In the novel David Copperfield by Dickens, the hero's mother -- a spineless, gutless, brainless creature -- remarries, after her husband's death, with a man named Edward Murdstone. When I first read this I had the facetious thought, that if she had read Dickens she would have known better than to marry a man with that name. Indeed, in the novel Mr. Murdstone proves to be a tyrant and a sadist, with murder in his stony heart.

I followed through on this thought, facetious or not. I formed the habit of not only enjoying literature, but also of learning from it about people. There is a wealth of insight about people in Shakespeare, Chekhov, etc. (no need to belabor the obvious). I thought also that perhaps in real life one could achieve similar insights, if only one knew how to read the signs. I had to spend hours riding the New York subway, and this gave me access to many people to study. I tried to deduce their biographies, their weaknesses, their fates, just from their appearance and body language. Undoubtedly I was wrong most of the time, but I observed. 

Meanwhile, I had an overwhelming experience. My piano teacher said that he thought I was ready to tackle a Bach fugue. I said that I had no idea what that was. He played the first fugue from The Well-Tempered Clavier for me. I burst into tears. He was disconcerted and distressed, and demanded to know what there was to cry about. Sniffling and stammering, I tried to tell him that I had never dreamed that there could exist anything so nobly beautiful. It was a wonder that I got home without being run over. In a moment, like a thunderclap, it had been revealed to me that the insights I groped for in literature are attainable in all their naked beauty in music, more powerful because they are not verbal. 

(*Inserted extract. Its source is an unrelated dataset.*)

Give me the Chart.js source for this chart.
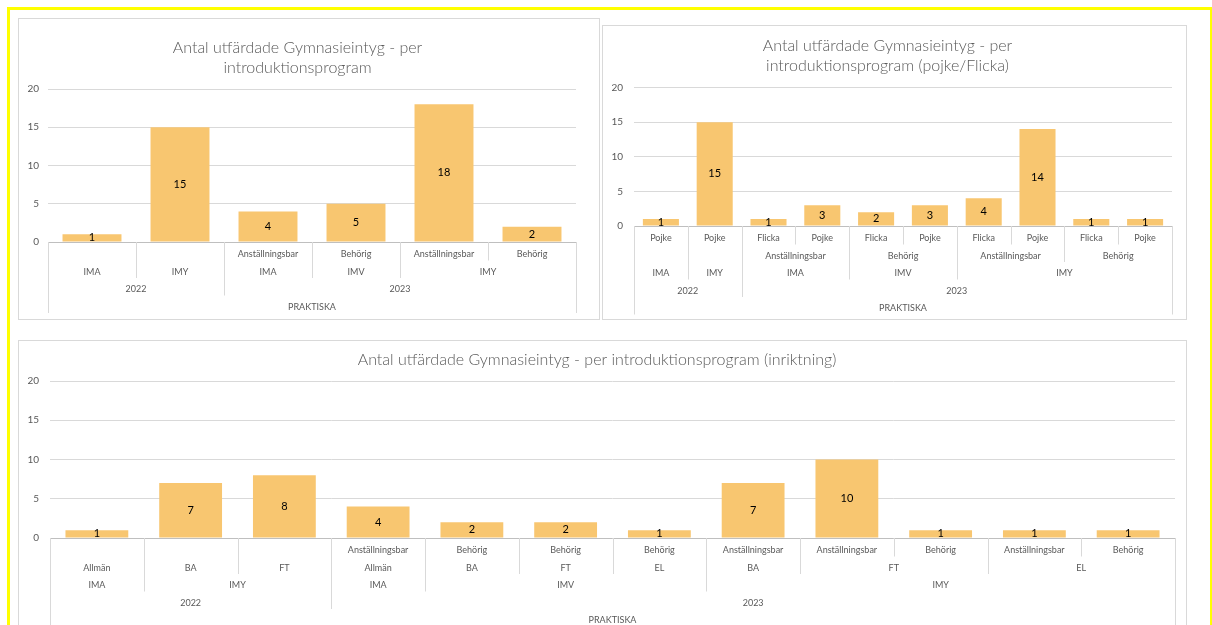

I soon learned to do the same thing with paintings. The Piano Lesson by Matisse spoke volumes to me. It might almost have been a portrait of me. I often went to the Museum of Modern Art to commune with it. Later in life, I did the same with Rembrandt's last self-portrait. Whenever I had the opportunity, I went to the National Gallery in London to contemplate that face and learn from it. 

On one memorable occasion I was able to teach this to a university student. At the first meeting of a course, I arranged for each student to prepare a presentation in class. One young man came to me and said that I shouldn't count on his presentation, because he might decide to quit his studies. He wanted to go on a trip round the world, he said, to find himself. I asked him if he had read Peer Gynt. He had never even heard of it. I told him that it is a play by Ibsen about a man who went round the world to find himself, only to discover that he had left himself at home -- and I wished it was required reading for every teenager. At the next lesson, he asked me if he could do his presentation on Peer Gynt, and of course I agreed. He didn't quit, his presentation was masterful, and he thanked me for intervening at a crucial moment in his life. 

This is how I see it: Art is beautiful, and moving, and intellectually stimulating. But I do not believe what Plato seems to have believed: that art (especially music) molds your character whether you want it to or not. I rather agree with John Fitzgerald Kennedy, who said: "We must never forget that art is not a form of propaganda; it is a form of truth." The truth we speak of is not the surface subject matter: not the object depicted in the painting, nor the plot of the novel, nor the words of the song. It is the truth beyond these things. As Picasso said: "We all know that art is not the truth; art is a lie that makes us realize the truth." This truth is there in the work of art, but it is yours only if you want to learn it. You get as much of it as you invest in learning it. 

I believe that art, above and beyond all its other wonderful qualities, can be a kind of vicarious life. If you can penetrate to the core of its ultimate truth, you can experience things without paying the price. In this sense, art teaches us how to live our lives.